When I was eleven years old I started training in self-defense. I was inspired by late 1960s martial arts movies and the fact that I got beat up at summer camp by someone considered by many to be a “sissy.” It was hard to live down the event, especially for my dad, an ex-military police officer who was also an Army boxer.
When Dad heard that his son was beaten up by a “sissy,” he said, “The boy needs help!”
Dad’s solution was to enroll me in an uncompromising karate school with a Japanese instructor who had recently immigrated to Puerto Rico. There I was—eleven and training on an unpadded cement floor with an instructor who barely knew English and knew no Spanish. The training was relentless, and despite Puerto Rico’s high humidity and searing heat, the school had no air conditioning. Mopping up my sweat from the floor became an essential part of my training!
But it worked. I toughened up, and my appreciation for the martial arts never waned. For many years, martial arts movies were my favorite genre. Some were like parables, praising certain virtues and teaching why others were evil or wrong.

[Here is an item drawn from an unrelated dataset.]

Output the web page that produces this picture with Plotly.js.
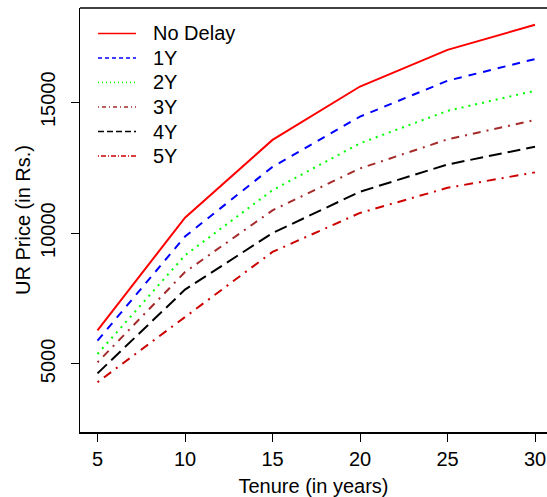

Stories or parables can be the best way to illustrate teachings. Jesus loved parables and used them often to convey moral lessons and kingdom principles. I will follow His example by offering you a story right now, about a warrior who sought higher wisdom:
After going through many battles, and winning every encounter because of his superb training and fighting spirit, a certain warrior came to an old, blind sage seeking the answer to his unending quest for enlightenment. The great warrior’s prize for his many victories was to receive from the blind man an ancient book of wisdom that would reveal the secrets he so earnestly yearned to understand. Many warriors before him had died in their attempt to retrieve the great book, but as the victor to every encounter, he alone was ready to receive the amazing prize.
The sage warned that the book of wisdom would reveal many things the warrior would not like hearing. He also warned that the fighter’s lifelong rage and bitter hatred had turned him into something the book would expose. The warrior could not hide from the truth; he would find it on every page. And he would have to live with the consequences of what he found.
Undeterred by the sage’s warnings, the warrior grabbed the book from his hands. “Finally,” thought the warrior, “I am about to get the answers I fought so hard to obtain!”
What would the great book of wisdom reveal to him? What would it say?
The warrior opened to the first page and was shocked to find a mirror that reflected the monster he had become. Horrified, he turned to the second page, and it was a mirror, too!
Anxiously and quickly, the warrior turned the pages only to find that every page of the thick book was a mirror reflecting his war-battered, bruised, and deeply scarred face!
The sage sternly but calmly turned to the warrior and said, “This is what you are and what you have become. Unless you change, you will have to live with the consequences. It is your choice from now on.”
The ultimate book of wisdom is the Bible. Like the mirror in the parable you just read, the Bible reveals truth. All of it is pure, but you won’t always like hearing it. If you embrace it, however, you will be blessed.
For if anyone is a hearer of the word and not a doer, he is like a man observing his natural face in a mirror; for he observes himself, goes away, and immediately forgets what kind of man he was. But he who looks into the perfect law of liberty and continues in it, and is not a forgetful hearer but a doer of the work, this one will be blessed in what he does (James 1:23-25 NKJV).
The book you now hold is a mirror, too. It will serve as a reflection of how you are living, what you are listening to and have been exposed to, and what fruit is produced through your life…It is your opportunity to take a good, hard, look at yourself so that you might be established and qualified by the Master to do His bidding.
As you read, consider God’s counsel:
Examine [test, prove] yourselves as to whether you are in the faith. Test yourselves. Do you not know yourselves, that Jesus Christ is in you?—unless indeed you are disqualified (2 Corinthians 13:5 NKJV).
An anointed message can be hard-hitting and cut through ideas like a two-edged sword (see Heb. 4:12). This book will do that for many. This message does not tiptoe through the tulips. No doubt some will be shocked at the conclusions that are reached….If Jesus returned today, His Church would not be ready to meet Him face to face! That is why the Holy Spirit mandated this book. But it is not an easy read meant to tickle the senses. It is for those who desire more out of their relationship with God than the status quo, and are willing to do what it takes to get there.
A war is raging in the heavenlies for every member of the Church, the Body of Christ in the earth. The spiritual welfare of many hangs in the balance. Deception has spread in the land. Many are losing their way. The great shaking has begun!
I pray that the revelation of the Lord Jesus found in these words sparks a zeal in your heart that burns until His return and throughout eternity. May you be strengthened in Him powerfully for His glory and kingdom. May you be in the company of those to whom the Lord will say on that day, “Well done good and faithful servant!”